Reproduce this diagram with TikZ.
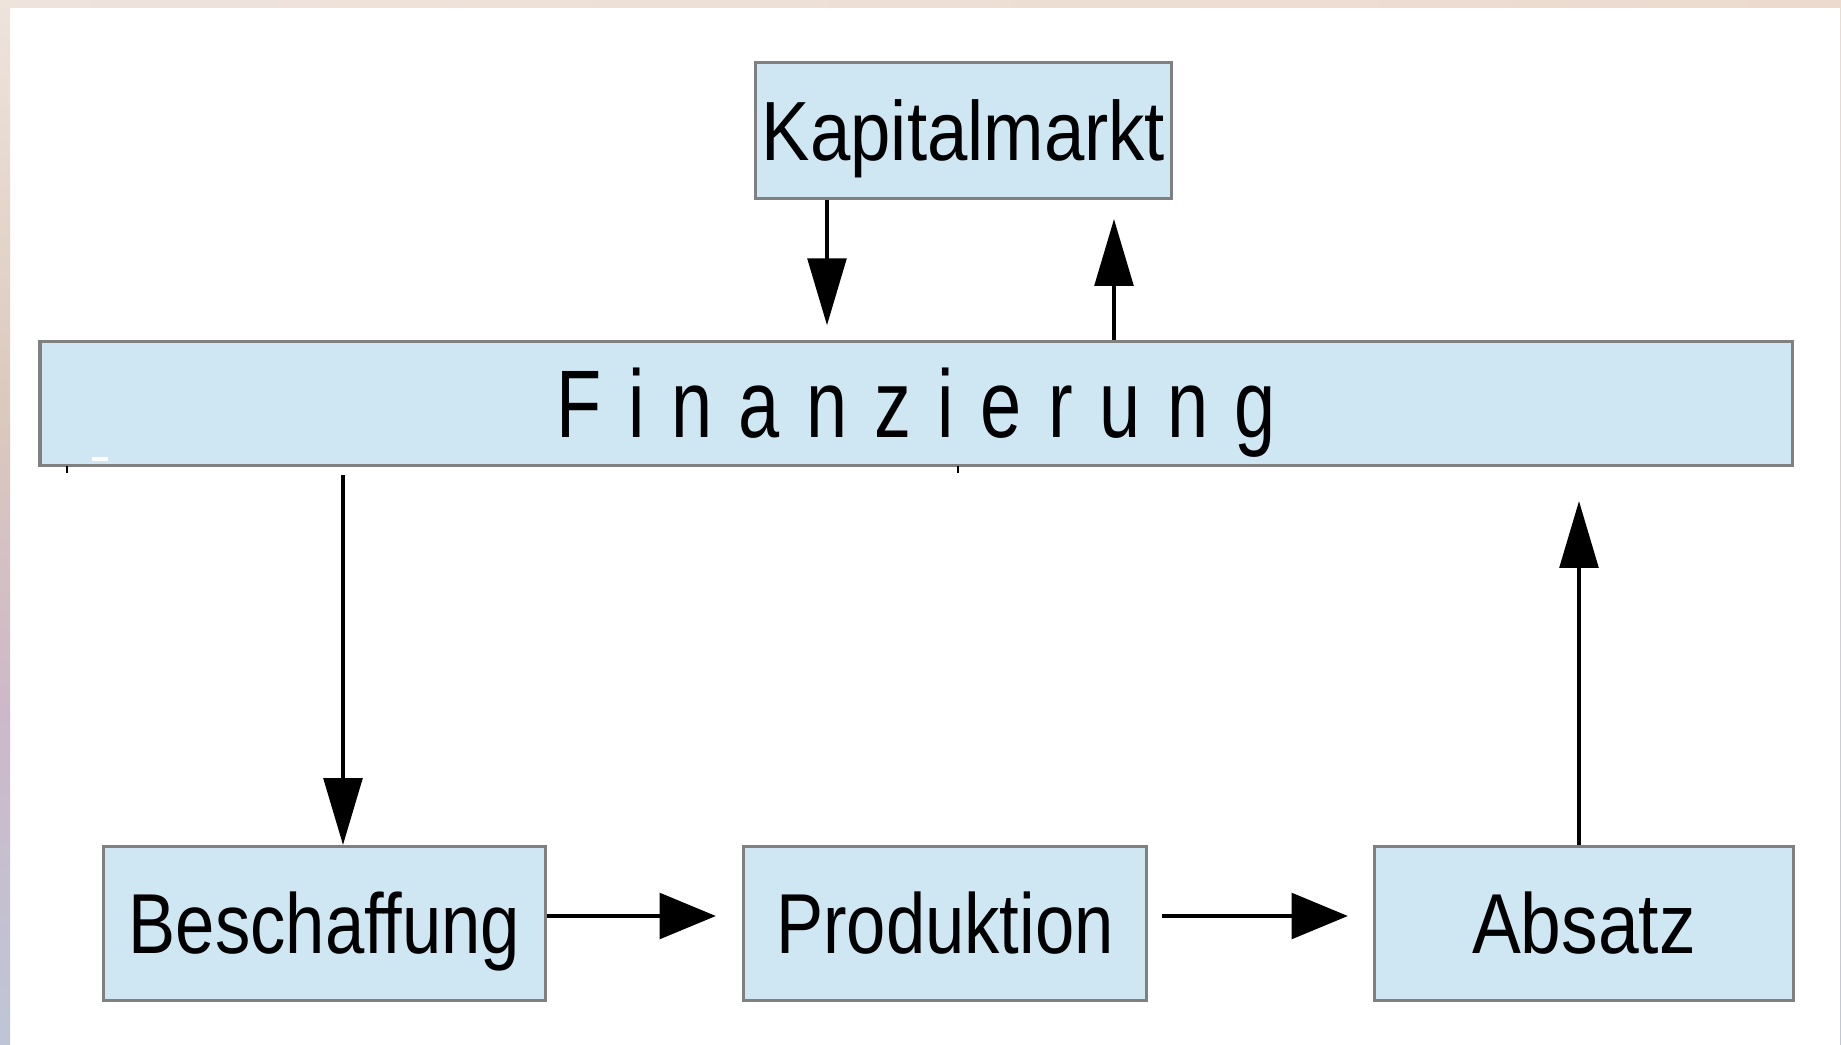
\documentclass[tikz,border=0pt]{standalone}
\usepackage{fontspec}
\setmainfont{Liberation Sans}
\usetikzlibrary{arrows.meta}
\definecolor{boxfill}{RGB}{207,230,243}
\definecolor{boxline}{RGB}{128,128,128}
\definecolor{bgA}{RGB}{238,228,220}
\definecolor{bgB}{RGB}{220,201,189}
\definecolor{bgC}{RGB}{205,184,201}
\definecolor{bgD}{RGB}{190,198,213}
\definecolor{bgTopR}{RGB}{236,218,206}
\begin{document}
\begin{tikzpicture}[x=0.01cm,y=-0.01cm,
  box/.style={draw=boxline, fill=boxfill, line width=1pt, inner sep=0pt, text depth=0pt},
  lbl/.style={font=\fontsize{24.2}{28}\selectfont, text height=17.3pt},
  arrv/.style={line width=1pt, -{Triangle[length=19pt,width=11pt]}},
  arrh/.style={line width=1pt, -{Triangle[length=16pt,width=13pt]}}]
\useasboundingbox (0,0) rectangle (1841,1045);
\fill[white] (0,0) rectangle (1841,1045);
% frame strips
\shade[left color=bgA, right color=bgTopR] (0,0) rectangle (1841,7);
\shade[top color=bgA, bottom color=bgB] (0,0) rectangle (10,400);
\shade[top color=bgB, bottom color=bgC] (0,399) rectangle (10,713);
\shade[top color=bgC, bottom color=bgD] (0,712) rectangle (10,1045);
\shade[top color=bgTopR, bottom color=bgD] (1840,0) rectangle (1841,1045);

% boxes
\node[box, minimum width=4.155cm, minimum height=1.355cm,
      font=\fontsize{23.9}{28}\selectfont, text height=17.1pt]
  (kap) at (963.5,130.5) {\scalebox{0.863}[1]{Kapitalmarkt}};
\node[box, minimum width=17.515cm, minimum height=1.235cm,
      font=\fontsize{27.3}{30}\selectfont, text height=19.6pt]
  (fin) at (916.3,403.5) {\scalebox{0.77}[1]{F\hskip9.8pt i\hskip9.8pt n\hskip9.8pt a\hskip9.8pt n\hskip9.8pt z\hskip9.8pt i\hskip9.8pt e\hskip9.8pt r\hskip9.8pt u\hskip9.8pt n\hskip9.8pt g}};
\node[box, lbl, minimum width=4.415cm, minimum height=1.535cm]
  (bes) at (324.5,923.5) {\scalebox{0.83}[1]{Beschaffung}};
\node[box, lbl, minimum width=4.025cm, minimum height=1.535cm]
  (pro) at (945,923.5) {\scalebox{0.83}[1]{Produktion}};
\node[box, lbl, minimum width=4.185cm, minimum height=1.535cm]
  (abs) at (1584,923.5) {\scalebox{0.86}[1]{Absatz}};

% small artefacts
\draw[line width=0.4pt] (67,466) -- (67,473);
\draw[line width=0.4pt] (958,466) -- (958,473);
\fill[white] (92,457) rectangle (108,461);

% connectors
\draw[arrv, shorten >=0.147cm] (kap.south -| 827,0) -- (fin.north -| 827,0);
\draw[arrv, shorten >=0.19cm] (fin.north -| 1114,0) -- (kap.south -| 1114,0);
\draw[arrv, shorten <=0.077cm] (fin.south -| 343,0) -- (bes.north -| 343,0);
\draw[arrh, shorten >=0.26cm] (bes.east |- 0,916) -- (pro.west |- 0,916);
\draw[arrh, shorten <=0.14cm, shorten >=0.25cm] (pro.east |- 0,916) -- (abs.west |- 0,916);
\draw[arrv, shorten >=0.34cm] (abs.north -| 1579,0) -- (fin.south -| 1579,0);
\end{tikzpicture}
\end{document}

- - -

### Exercise description
Your task is to repeat the data above exactly while excluding the pictures.

### Full response
Reproduce this diagram with TikZ.
\documentclass[tikz,border=0pt]{standalone}
\usepackage{fontspec}
\setmainfont{Liberation Sans}
\usetikzlibrary{arrows.meta}
\definecolor{boxfill}{RGB}{207,230,243}
\definecolor{boxline}{RGB}{128,128,128}
\definecolor{bgA}{RGB}{238,228,220}
\definecolor{bgB}{RGB}{220,201,189}
\definecolor{bgC}{RGB}{205,184,201}
\definecolor{bgD}{RGB}{190,198,213}
\definecolor{bgTopR}{RGB}{236,218,206}
\begin{document}
\begin{tikzpicture}[x=0.01cm,y=-0.01cm,
  box/.style={draw=boxline, fill=boxfill, line width=1pt, inner sep=0pt, text depth=0pt},
  lbl/.style={font=\fontsize{24.2}{28}\selectfont, text height=17.3pt},
  arrv/.style={line width=1pt, -{Triangle[length=19pt,width=11pt]}},
  arrh/.style={line width=1pt, -{Triangle[length=16pt,width=13pt]}}]
\useasboundingbox (0,0) rectangle (1841,1045);
\fill[white] (0,0) rectangle (1841,1045);
% frame strips
\shade[left color=bgA, right color=bgTopR] (0,0) rectangle (1841,7);
\shade[top color=bgA, bottom color=bgB] (0,0) rectangle (10,400);
\shade[top color=bgB, bottom color=bgC] (0,399) rectangle (10,713);
\shade[top color=bgC, bottom color=bgD] (0,712) rectangle (10,1045);
\shade[top color=bgTopR, bottom color=bgD] (1840,0) rectangle (1841,1045);

% boxes
\node[box, minimum width=4.155cm, minimum height=1.355cm,
      font=\fontsize{23.9}{28}\selectfont, text height=17.1pt]
  (kap) at (963.5,130.5) {\scalebox{0.863}[1]{Kapitalmarkt}};
\node[box, minimum width=17.515cm, minimum height=1.235cm,
      font=\fontsize{27.3}{30}\selectfont, text height=19.6pt]
  (fin) at (916.3,403.5) {\scalebox{0.77}[1]{F\hskip9.8pt i\hskip9.8pt n\hskip9.8pt a\hskip9.8pt n\hskip9.8pt z\hskip9.8pt i\hskip9.8pt e\hskip9.8pt r\hskip9.8pt u\hskip9.8pt n\hskip9.8pt g}};
\node[box, lbl, minimum width=4.415cm, minimum height=1.535cm]
  (bes) at (324.5,923.5) {\scalebox{0.83}[1]{Beschaffung}};
\node[box, lbl, minimum width=4.025cm, minimum height=1.535cm]
  (pro) at (945,923.5) {\scalebox{0.83}[1]{Produktion}};
\node[box, lbl, minimum width=4.185cm, minimum height=1.535cm]
  (abs) at (1584,923.5) {\scalebox{0.86}[1]{Absatz}};

% small artefacts
\draw[line width=0.4pt] (67,466) -- (67,473);
\draw[line width=0.4pt] (958,466) -- (958,473);
\fill[white] (92,457) rectangle (108,461);

% connectors
\draw[arrv, shorten >=0.147cm] (kap.south -| 827,0) -- (fin.north -| 827,0);
\draw[arrv, shorten >=0.19cm] (fin.north -| 1114,0) -- (kap.south -| 1114,0);
\draw[arrv, shorten <=0.077cm] (fin.south -| 343,0) -- (bes.north -| 343,0);
\draw[arrh, shorten >=0.26cm] (bes.east |- 0,916) -- (pro.west |- 0,916);
\draw[arrh, shorten <=0.14cm, shorten >=0.25cm] (pro.east |- 0,916) -- (abs.west |- 0,916);
\draw[arrv, shorten >=0.34cm] (abs.north -| 1579,0) -- (fin.south -| 1579,0);
\end{tikzpicture}
\end{document}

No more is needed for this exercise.